Our conversation took place only days before "Memoirs of a Geisha," Sony Pictures Entertainment's pull-out-the-stops holiday-season release, was to have splashy premieres in, consecutively, Tokyo, Los Angeles, and New York. (The film was a critical and financial disappointment.) Privately, a few of Sony Corporation's Japanese senior executives had expressed disbelief that a Hollywood studio--no matter who owned it--could get the cultural details of the story right. That Chinese actors had been cast in several starring roles didn't arouse confidence, either.
A naturalized U.S. citizen, Stringer was born in Wales. "I told the executives, 'No, you'll find flaws in it, it's a Western interpretation. But it has value, because the world is flat,' " he said to me. "I grew up seeing American actors play Robin Hood or Ivanhoe or Rob Roy. When John Ford made 'How Green Was My Valley,' the actors were not Welsh." In what passes for Stringer-style heavy-handedness, he'd insisted that some of the doubters attend the Los Angeles gala.
"I've told them, 'Come on, we're all one company,' " he said. "They'll be on the red carpet, and we've agreed that, if the press asks, they have to say they like the picture."
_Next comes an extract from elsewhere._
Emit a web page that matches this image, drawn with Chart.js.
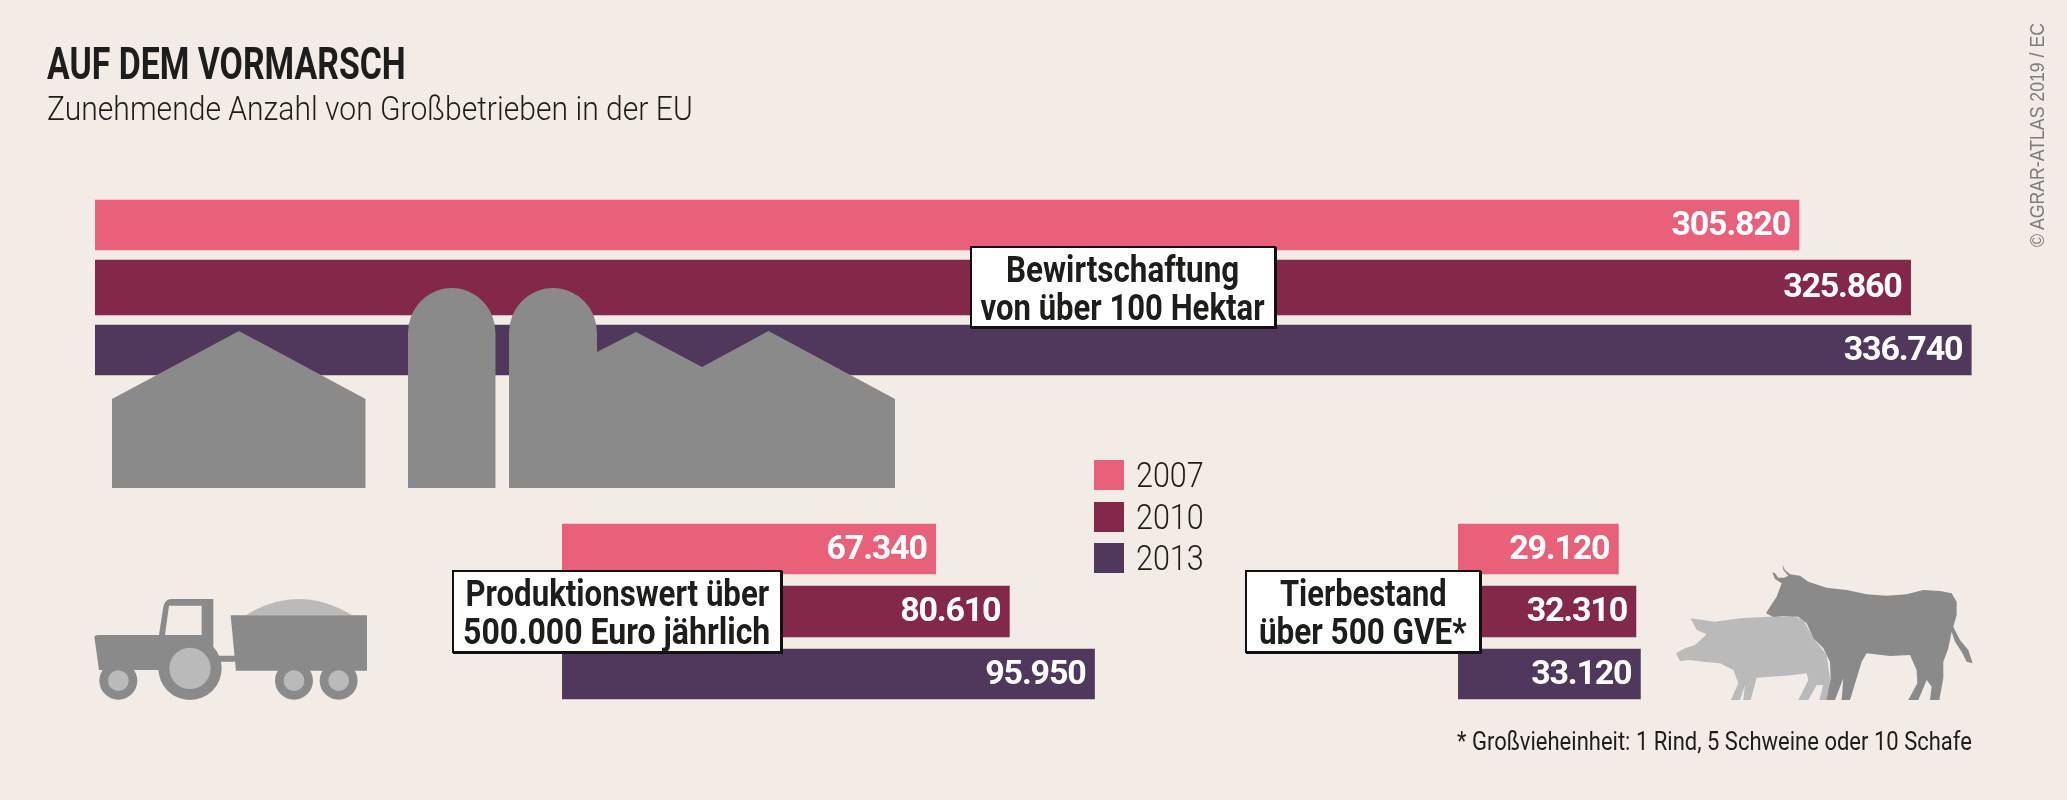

A close friend of Stringer's, the novelist Avery Corman, said recently, "Howard's a guy who wears his business success very easily. He's not a person who will suck the air out of the room. I've watched a lot of sports with him. We're both long-standing--I mean long-suffering--New York Giants fans. I believe that Howard is among those people who understand that things can always go wrong and will. I assume he approaches business with the same bemused, wry skepticism."